As you know, if you own your residence and you have a mortgage, you can usually deduct the interest from your taxes. Yes, there are exceptions if you make too much money, but you probably won't need to worry about that. There are also special rules for you if you make money or lose money on the sale of real estate. Beginning with these basic assumptions, let's take a closer look:

• Interest on home equity lines of credit is normally deductible even if the money is used to pay off personal debts. These are little mortgages that can be used to help purchase a house or deliver cash to you secured by the equity in your home.

• Points paid at closing are partially deductible and often must be amortized over several years. If they are discount points, sometimes They are 100 percent deductible

during the year incurred.

• Casualty losses, such as flood damage-to the extent not covered by insurance-can be deductible for the year they were incurred. Costs to repair ordinary wear and tear are usually not deductible.

• Property taxes paid to the state or local governments are deductible.

• Interest and taxes on second homes are normally deductible.

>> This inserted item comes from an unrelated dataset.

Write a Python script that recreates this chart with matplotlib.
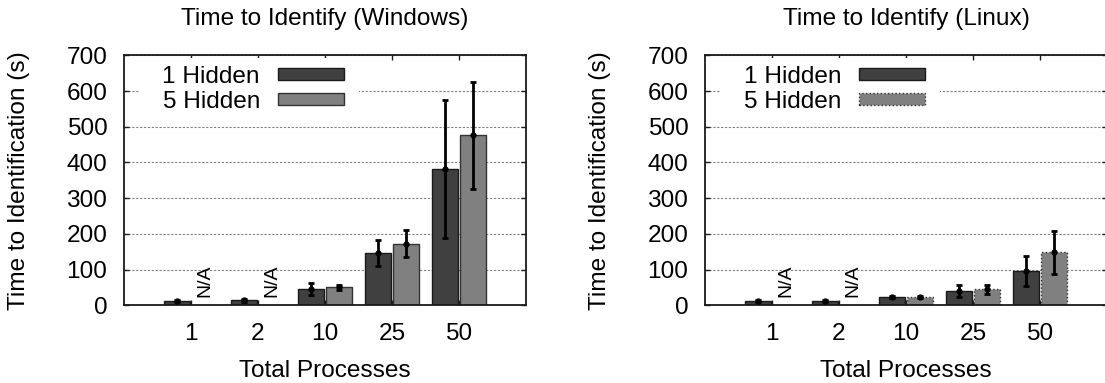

• Sale of a residence that is an investment property (you don't live in it) can create gain that is ignored by the Internal Revenue Service (IRS) but only if you anticipate the sale, set up a Section 1031 exchange, identify a new investment property within 45 days, and close on its purchase within 180 days.

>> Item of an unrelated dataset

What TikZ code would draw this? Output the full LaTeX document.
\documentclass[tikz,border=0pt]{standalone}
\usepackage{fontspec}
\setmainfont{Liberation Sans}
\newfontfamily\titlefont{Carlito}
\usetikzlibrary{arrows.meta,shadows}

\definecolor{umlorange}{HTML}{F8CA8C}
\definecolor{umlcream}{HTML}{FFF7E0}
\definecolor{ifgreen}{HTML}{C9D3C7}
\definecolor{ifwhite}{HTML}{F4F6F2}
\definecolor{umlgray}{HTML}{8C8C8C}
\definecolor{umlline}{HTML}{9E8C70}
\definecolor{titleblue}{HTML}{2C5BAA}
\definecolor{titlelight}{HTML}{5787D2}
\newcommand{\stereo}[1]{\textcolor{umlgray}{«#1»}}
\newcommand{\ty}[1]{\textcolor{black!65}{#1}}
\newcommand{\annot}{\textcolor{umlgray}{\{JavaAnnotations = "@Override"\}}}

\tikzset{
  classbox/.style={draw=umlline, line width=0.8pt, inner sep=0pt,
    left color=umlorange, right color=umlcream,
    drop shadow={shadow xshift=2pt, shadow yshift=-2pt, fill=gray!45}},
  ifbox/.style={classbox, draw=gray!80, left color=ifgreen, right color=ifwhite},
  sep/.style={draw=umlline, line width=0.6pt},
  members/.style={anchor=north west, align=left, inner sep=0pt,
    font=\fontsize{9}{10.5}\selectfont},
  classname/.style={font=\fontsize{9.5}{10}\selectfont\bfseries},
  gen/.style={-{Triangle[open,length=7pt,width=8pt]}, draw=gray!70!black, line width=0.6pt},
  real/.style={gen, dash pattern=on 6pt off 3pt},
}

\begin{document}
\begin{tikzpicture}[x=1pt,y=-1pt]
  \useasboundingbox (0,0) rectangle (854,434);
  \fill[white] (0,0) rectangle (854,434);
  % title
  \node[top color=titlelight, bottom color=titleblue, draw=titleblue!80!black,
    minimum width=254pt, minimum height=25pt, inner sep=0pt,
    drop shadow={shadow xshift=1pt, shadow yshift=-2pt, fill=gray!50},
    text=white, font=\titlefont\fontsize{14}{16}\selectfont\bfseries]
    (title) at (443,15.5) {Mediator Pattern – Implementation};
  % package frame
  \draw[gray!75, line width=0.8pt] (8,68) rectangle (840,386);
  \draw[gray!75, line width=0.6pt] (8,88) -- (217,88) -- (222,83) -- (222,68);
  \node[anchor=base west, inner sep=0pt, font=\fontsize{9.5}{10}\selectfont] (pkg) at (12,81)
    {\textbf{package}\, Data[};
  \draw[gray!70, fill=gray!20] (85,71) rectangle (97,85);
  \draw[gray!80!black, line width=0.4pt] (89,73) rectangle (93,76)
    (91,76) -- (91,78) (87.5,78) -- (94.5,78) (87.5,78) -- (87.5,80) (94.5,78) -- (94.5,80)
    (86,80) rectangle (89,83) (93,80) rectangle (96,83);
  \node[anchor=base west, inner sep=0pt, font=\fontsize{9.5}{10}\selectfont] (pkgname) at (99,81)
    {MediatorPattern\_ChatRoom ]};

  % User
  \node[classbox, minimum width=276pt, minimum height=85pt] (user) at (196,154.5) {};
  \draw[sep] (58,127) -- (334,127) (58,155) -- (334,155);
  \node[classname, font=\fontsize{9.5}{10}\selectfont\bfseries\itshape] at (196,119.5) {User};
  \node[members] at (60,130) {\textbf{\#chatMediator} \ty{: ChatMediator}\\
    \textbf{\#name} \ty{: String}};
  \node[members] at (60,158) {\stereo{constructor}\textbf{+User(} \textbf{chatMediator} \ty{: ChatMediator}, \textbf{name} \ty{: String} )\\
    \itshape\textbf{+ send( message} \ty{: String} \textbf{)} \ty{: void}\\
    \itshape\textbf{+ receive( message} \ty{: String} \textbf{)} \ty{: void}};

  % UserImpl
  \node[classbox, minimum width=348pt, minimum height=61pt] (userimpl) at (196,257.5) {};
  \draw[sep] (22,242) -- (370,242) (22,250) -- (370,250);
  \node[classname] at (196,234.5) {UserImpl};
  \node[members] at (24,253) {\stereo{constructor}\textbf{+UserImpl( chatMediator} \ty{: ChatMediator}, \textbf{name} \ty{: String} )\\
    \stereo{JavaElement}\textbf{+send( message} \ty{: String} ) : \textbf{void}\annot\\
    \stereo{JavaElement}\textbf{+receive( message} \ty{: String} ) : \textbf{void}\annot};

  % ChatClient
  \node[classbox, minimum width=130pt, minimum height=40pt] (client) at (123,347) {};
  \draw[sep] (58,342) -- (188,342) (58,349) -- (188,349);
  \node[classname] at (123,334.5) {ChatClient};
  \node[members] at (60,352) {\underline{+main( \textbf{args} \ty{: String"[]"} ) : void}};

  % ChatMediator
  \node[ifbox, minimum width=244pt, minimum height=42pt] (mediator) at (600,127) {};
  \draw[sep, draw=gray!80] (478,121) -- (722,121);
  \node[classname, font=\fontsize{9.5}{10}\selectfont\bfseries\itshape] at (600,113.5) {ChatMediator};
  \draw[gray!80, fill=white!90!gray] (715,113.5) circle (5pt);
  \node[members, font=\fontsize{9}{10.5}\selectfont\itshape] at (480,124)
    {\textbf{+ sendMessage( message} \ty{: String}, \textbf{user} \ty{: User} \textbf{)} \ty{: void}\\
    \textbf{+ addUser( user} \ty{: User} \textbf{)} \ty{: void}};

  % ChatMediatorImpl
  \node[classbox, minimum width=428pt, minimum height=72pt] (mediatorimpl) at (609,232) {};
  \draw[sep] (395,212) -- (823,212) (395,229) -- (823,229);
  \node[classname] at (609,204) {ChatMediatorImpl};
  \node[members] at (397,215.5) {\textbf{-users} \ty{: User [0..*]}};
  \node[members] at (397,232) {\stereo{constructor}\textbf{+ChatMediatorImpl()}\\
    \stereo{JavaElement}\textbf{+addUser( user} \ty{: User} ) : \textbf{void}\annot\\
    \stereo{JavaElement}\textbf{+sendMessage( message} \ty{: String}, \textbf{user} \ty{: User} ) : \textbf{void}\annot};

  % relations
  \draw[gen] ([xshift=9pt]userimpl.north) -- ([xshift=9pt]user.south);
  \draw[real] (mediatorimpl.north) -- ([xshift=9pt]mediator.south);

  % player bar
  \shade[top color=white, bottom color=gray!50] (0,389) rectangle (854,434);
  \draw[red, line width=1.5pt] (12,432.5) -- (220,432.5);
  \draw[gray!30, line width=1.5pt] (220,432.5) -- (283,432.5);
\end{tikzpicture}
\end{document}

• If you are using a Section 1031 exchange, beware of becoming a dealer. Becoming a dealer usually translates into your needing to hold title as a limited liability corporation or corporation.

• If you sell the house in which you have lived for more than 2 years, and if within 2 years you do not purchase another residence, you will have a capital gain that is recognized only if, and to the extent, it exceeds $250,000 ($500,000 if married filing a joint return). This amount is the exclusion available for the sale of your house. It can occur as often as you like, assuming you meet the basic criteria.

• A loss on the sale of a personal residence is a nondeductible personal loss.

• If you invest in an improvement on your house you cannot deduct the costs, but you certainly have increased your basis in the property. Your basis counts as part of your cost when it comes time to calculate your gains when you sell.

• You can use part of your house for a business and deduct some of its costs.

• Unless you are using part of the house for a qualified business office, your utilities, such as heat, water, and electricity, will not be deductible.

• You can convert your residence into a Section 1031 exchange property by moving out and beginning to treat it as an investment property.

• If you use a Section 1031 exchange to defer taxation, you will absolutely need to use a " qualified intermediary" who will hold your property while you find the next one to acquire in the exchange. Stewart Title Guaranty Company is a major title insurance company in America, and they own a professional, qualified intermediary named Asset Preservation Incorporated. Their fees are very reasonable, and you should talk to them because they are among the best. You can find them and their competitors on the web.

• If you sell your house within 1 year of your purchase and you receive a gain or profit on the sale, you will pay ordinary income taxes on the gain.

• If you sell your home after more than 1 year of ownership and you have a gain in excess of the exclusion (see exclusion note above), or if the exclusion doesn't apply (maybe because you have held it for less than 2 years), you will pay capital gains tax. The capital gains tax will probably be 10 percent if your tax rate is 15 percent, and 20 percent if your tax rate is 28 percent or higher.

If you really want to get to the precise language of the statutes or rules, the publications themselves will provide you with cites. Once again, please do not try any of these tax maneuvers without adult supervision-call your CPA now.